Since I am currently trapped in the town of my childhood, I feel that now would be an appropriate time to expose Rochester Hills for what it really is. I, along with all the other troubled adolescent queers, grew up in a conservative town. The particular problem with the ROC, however, is that most of the residents are under the impression that our surroundings are rather liberal. NOT SO. Having an abundance of shopping readily available and a hustle and bustle, community-based, active lifestyle does not make you liberal, you affluent motherfuckers. It’s truly bizarre to negotiate as a teen and even more difficult to describe in words. Let us just say that Rochester Hills will not allow a 7/11 within city limits, so during high school lunch breaks we would have to race to the nearest boundary (the perimeter of Rochester is basically outlined by Slurpee havens). I’m not sure if I’m really setting the stage well, but I know that my fellow Rochester survivors know what I’m talking about.
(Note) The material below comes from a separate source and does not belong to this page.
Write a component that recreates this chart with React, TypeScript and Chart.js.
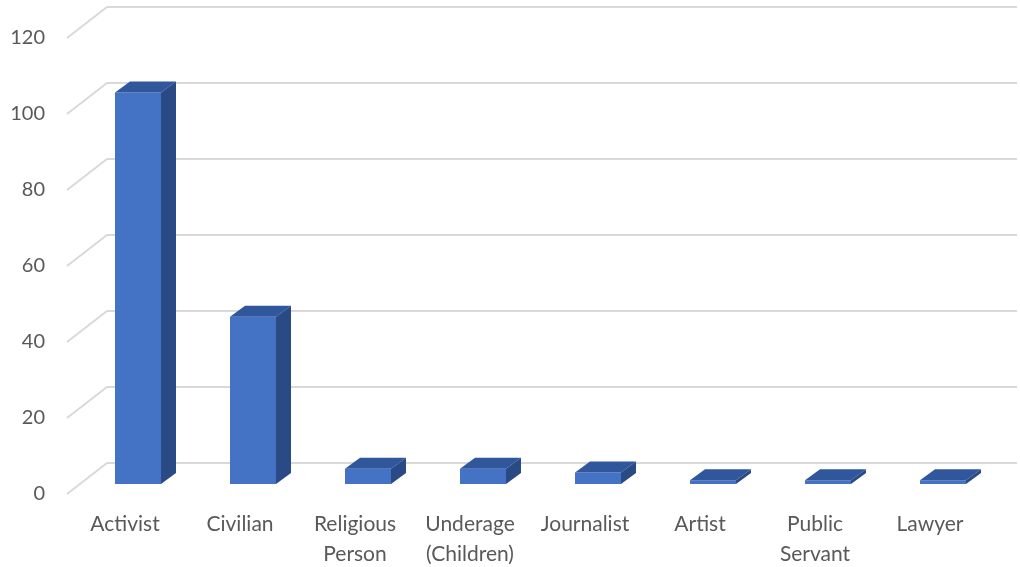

Anyway, right along with this conservative community comes the stench of a strong dose of heteronormativity. (Why is that underlined in red? That is a real wold and a real problem!) For those of you that don’t know, I didn’t come out until my sophomore year of college, and I would say that most of that tardiness can be attributed to the fact that I was not exposed to homosexuality or anything of the sort until I left Michigan. Obviously, I knew what it was, but there was really nothing I experienced outside of watching Will & Grace or Glee. (The first gay kiss on Glee was a hot topic of conversation during my senior year of high school. Rochester was in a TIZZY.) In my class of 350 students, there was not one openly queer person by the time we reached graduation.
So, needless to say, the times when I visit Rochester Hills are a little strange for me. Two of my close friends, one guy and one girl, have also come out in the last couple of years, and it is comforting to know that I’m not the only person who was too oppressed by the Rochester bubble. Actually, I got lunch with both of them yesterday in order to meet his new boyfriend. (Who, might I add, was beautiful and generally a wonderful person. Ugh. My life. I mean, congrats!) I think that most of my friends from back here are aware that I’ve come out, even though I didn’t bother making an official announcement, and I don’t think that many of them care too much either way, which has been a relief. The problem, however, is with the adults. And now I transition into an anecdote from yesterday.
After spending time drooling over my friend’s aforementioned perfect boyfriend, I came home just in time to go right back out the door and attend a Christmas party with my family. My mom asked if I was going to change, and after assessing the formality (or lack thereof) of my family’s outfits, I said no. She retorted, “You need to change out of those ridiculous pants.” She was referring to my new polka dotted jeans that I got from work. (They look like this, but blue http://tinyurl.com/cptpnsl) In my humble opinion, I think they are killer. Annoyed, but not surprised, I refused to change because I was not dressed inappropriately, and I had no interest in being at a party where I would be presenting myself as anyone other than who I want to be. After a heated spat about respect, conformism, and the term “normalcy,” I made an ultimatum, that she could either take me as I was, in what I was wearing, and accept the fact that it didn’t matter what other people thought of my “outlandish” style choices, or she could leave me behind. My family left without me. I repeat: annoyed, but not surprised.
It’s hard to think that after twenty years of working really hard, and being an overall good kid, that a mom would be so embarrassed or concerned to have her son show up in polka dot jeans, instead of proud of who he is and the courage he has to stand up for himself. Her last words out the door were, “I am disappointed in you.” And mine were the same. I should clarify, just because I haven’t blogged about my mother before, she is a wonderful person, is incredibly loving, a ton of fun, and I could not imagine what my life would be without her. But even so, Rochester Hills is a place that values “normalcy” and the societal opinion more than almost anything. It’s incredibly difficult for me to live a double life between school and home, but my goal is to start acclimating Michigan to the person I want to be. The person I truly am. My mother and I talked later. While neither of us really gave in to the other, she did apologize for implying that who I am and what I do, wear and say are not “normal.” It’s a baby step, but I was happy for it, nonetheless.
Take me or leave me, Michigan, because I am what I am. And I will make no compromises and certainly no apologies.